Hydrogen is the simplest atom, consisting of just one electron bound to one proton. Despite its simplicity, it provides the paradigm for quantum mechanics in atoms:
- It is one of the very few systems where the Schrödinger equation can be solved exactly.
- Its spectrum was central to the historical development of quantum theory.
- Many techniques used for hydrogen generalize to more complex atoms and molecules.
Scope of this Section
In this chapter, we study hydrogen in the nonrelativistic Schrödinger picture.
Our goals are:
- Solve the time-independent Schrödinger equation for the Coulomb potential.
- Separate variables in spherical coordinates and identify radial and angular parts.
See Orbital Angular Momentum for the derivation of the spherical harmonics and the angular eigenproblem.
- Derive the hydrogenic eigenenergies and their degeneracies.
See The Hydrogen Atom for the radial equation and energy quantization.
- Explore the structure of the spatial wavefunctions (orbitals) through graphical representations.
See Visualizing Hydrogen Orbitals — placeholder / forthcoming.
- Connect angular momentum quantum numbers \((\ell,m)\) with the orbital shapes and nodal structure.

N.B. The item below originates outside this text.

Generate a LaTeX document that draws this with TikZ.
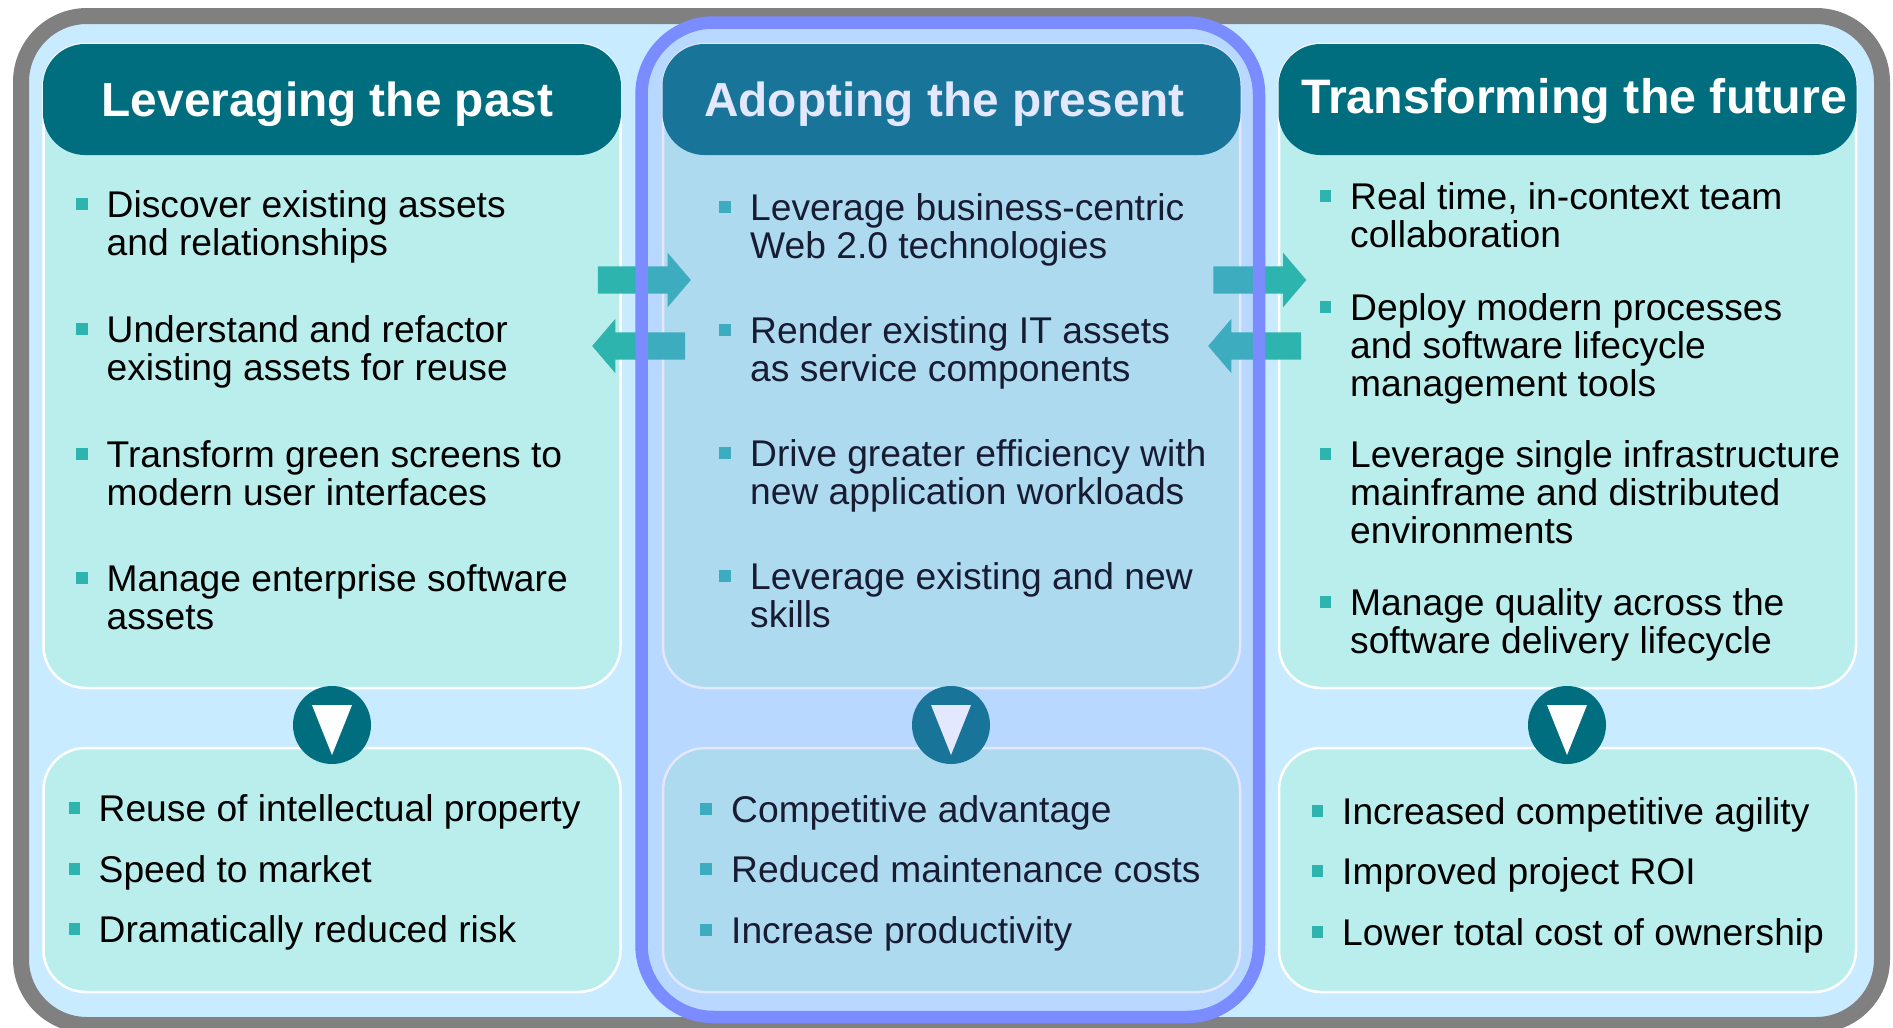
\documentclass[tikz,border=0pt]{standalone}
\usepackage{fontspec}
\setmainfont{Liberation Sans}
\usetikzlibrary{shapes.arrows}
\definecolor{bgblue}{HTML}{C9EBFF}
\definecolor{framegray}{HTML}{808080}
\definecolor{panelcol}{HTML}{BAEEEC}
\definecolor{headcol}{HTML}{006E7F}
\definecolor{tealcol}{HTML}{2DB4AE}
\definecolor{hilite}{HTML}{7A8CFF}
\tikzset{
  panel/.style={draw=white,line width=2.5pt,fill=panelcol,rounded corners=42pt,minimum width=577pt,inner sep=0pt},
  headbox/.style={fill=headcol,rounded corners=42pt,minimum width=578pt,minimum height=111pt,inner sep=0pt},
  headtxt/.style={anchor=base west,inner sep=0pt,text=white,font=\fontsize{47.8}{50}\selectfont\bfseries},
  txt/.style={anchor=north west,inner sep=0pt,align=left,yshift=30.2pt,font=\fontsize{37.2}{38}\selectfont},
  bull/.style={fill=tealcol,minimum size=11.5pt,inner sep=0pt},
  blockr/.style={single arrow,fill=tealcol,inner xsep=0pt,inner ysep=13.5pt,single arrow head extend=13.5pt,single arrow tip angle=99,single arrow head indent=0pt,minimum height=93pt},
  blockl/.style={blockr,shape border rotate=180},
  disc/.style={circle,fill=headcol,minimum size=78pt,inner sep=0pt},
  tri/.style={fill=white}
}
\newcommand{\itm}[5]{%
  \node[bull] (b#1) at (#2,#4-13) {};
  \node[txt] (t#1) at (#3,#4) {\leavevmode\vrule height 30pt depth 0pt width 0pt\relax #5};}
\begin{document}
\begin{tikzpicture}[x=1pt,y=-1pt]
\useasboundingbox (0,0) rectangle (1893,1028);
\clip (0,0) rectangle (1893,1028);
\fill[white] (0,0) rectangle (1893,1028);
% frame
\node[draw=framegray,line width=16pt,fill=bgblue,rounded corners=66pt,minimum width=1861pt,minimum height=1009pt,inner sep=0pt] (frame) at (951.5,520.5) {};
% panels
\node[panel,minimum height=644pt] (pl) at (332,366) {};
\node[panel,minimum height=644pt] (pm) at (951.5,366) {};
\node[panel,minimum height=644pt] (pr) at (1567.5,366) {};
\node[panel,minimum height=244pt] (ql) at (332,870) {};
\node[panel,minimum height=244pt] (qm) at (951.5,870) {};
\node[panel,minimum height=244pt] (qr) at (1567.5,870) {};
% heads
\node[headbox] (hl) at (332,99.5) {};
\node[headbox] (hm) at (951.5,99.5) {};
\node[headbox] (hr) at (1567.5,99.5) {};
\node[headtxt] (hlt) at (101.5,116) {Leveraging the past};
\node[headtxt] (hmt) at (704,116) {Adopting the present};
\node[headtxt,font=\fontsize{48.4}{50}\selectfont\bfseries] (hrt) at (1301,113) {Transforming the future};
% left items
\itm{a1}{82}{106.5}{217}{Discover existing assets\\and relationships}
\itm{a2}{82}{106.5}{342}{Understand and refactor\\existing assets for reuse}
\itm{a3}{82}{106.5}{467}{Transform green screens to\\modern user interfaces}
\itm{a4}{82}{106.5}{591}{Manage enterprise software\\assets}
% middle items
\itm{b1}{725}{750}{220}{Leverage business-centric\\Web 2.0 technologies}
\itm{b2}{725}{750}{343}{Render existing IT assets\\as service components}
\itm{b3}{725}{750}{466}{Drive greater efficiency with\\new application workloads}
\itm{b4}{725}{750}{589}{Leverage existing and new\\skills}
% right items
\itm{c1}{1325.5}{1350}{209}{Real time, in-context team\\collaboration}
\itm{c2}{1325.5}{1350}{320}{Deploy modern processes\\and software lifecycle\\management tools}
\itm{c3}{1325.5}{1350}{467}{Leverage single infrastructure\\mainframe and distributed\\environments}
\itm{c4}{1325.5}{1350}{615}{Manage quality across the\\software delivery lifecycle}
% lower items
\itm{d1}{74.5}{98.5}{821}{Reuse of intellectual property}
\itm{d2}{74.5}{98.5}{882}{Speed to market}
\itm{d3}{74.5}{98.5}{942}{Dramatically reduced risk}
\itm{e1}{706}{731}{822}{Competitive advantage}
\itm{e2}{706}{731}{882}{Reduced maintenance costs}
\itm{e3}{706}{731}{943}{Increase productivity}
\itm{f1}{1317.5}{1342}{824}{Increased competitive agility}
\itm{f2}{1317.5}{1342}{884}{Improved project ROI}
\itm{f3}{1317.5}{1342}{945}{Lower total cost of ownership}
% block arrows
\node[blockr] (ar1) at (638.5,280) {};
\node[blockl] (al1) at (644.5,346) {};
\node[blockr] (ar2) at (1254,280) {};
\node[blockl] (al2) at (1260.5,346) {};
% discs
\foreach \n/\cx in {l/332,m/951,r/1567}{
  \node[disc] (d\n) at (\cx,725) {};
  \fill[tri] ([shift={(-20pt,20pt)}]d\n.center) -- ([shift={(20pt,20pt)}]d\n.center) -- ([shift={(0pt,-30pt)}]d\n.center) -- cycle;
}
% highlight
\fill[hilite,opacity=0.2,rounded corners=72pt] (641.5,22.5) rectangle (1259,1017);
\draw[hilite,line width=12.5pt,rounded corners=72pt] (641.5,22.5) rectangle (1259,1017);
\end{tikzpicture}
\end{document}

This material provides the foundation for later refinements (spin, relativistic corrections, Lamb shift, hyperfine structure) treated in the Hydrogen (Details) chapter.
A Final Remark
Hydrogen is not just a “toy problem.” It remains a testing ground for quantum mechanics and a reference point for experiments across physics, from spectroscopy to astrophysics. By mastering the hydrogen atom at this basic level, we gain insight into both the methods of quantum mechanics and the rich structure of atomic physics.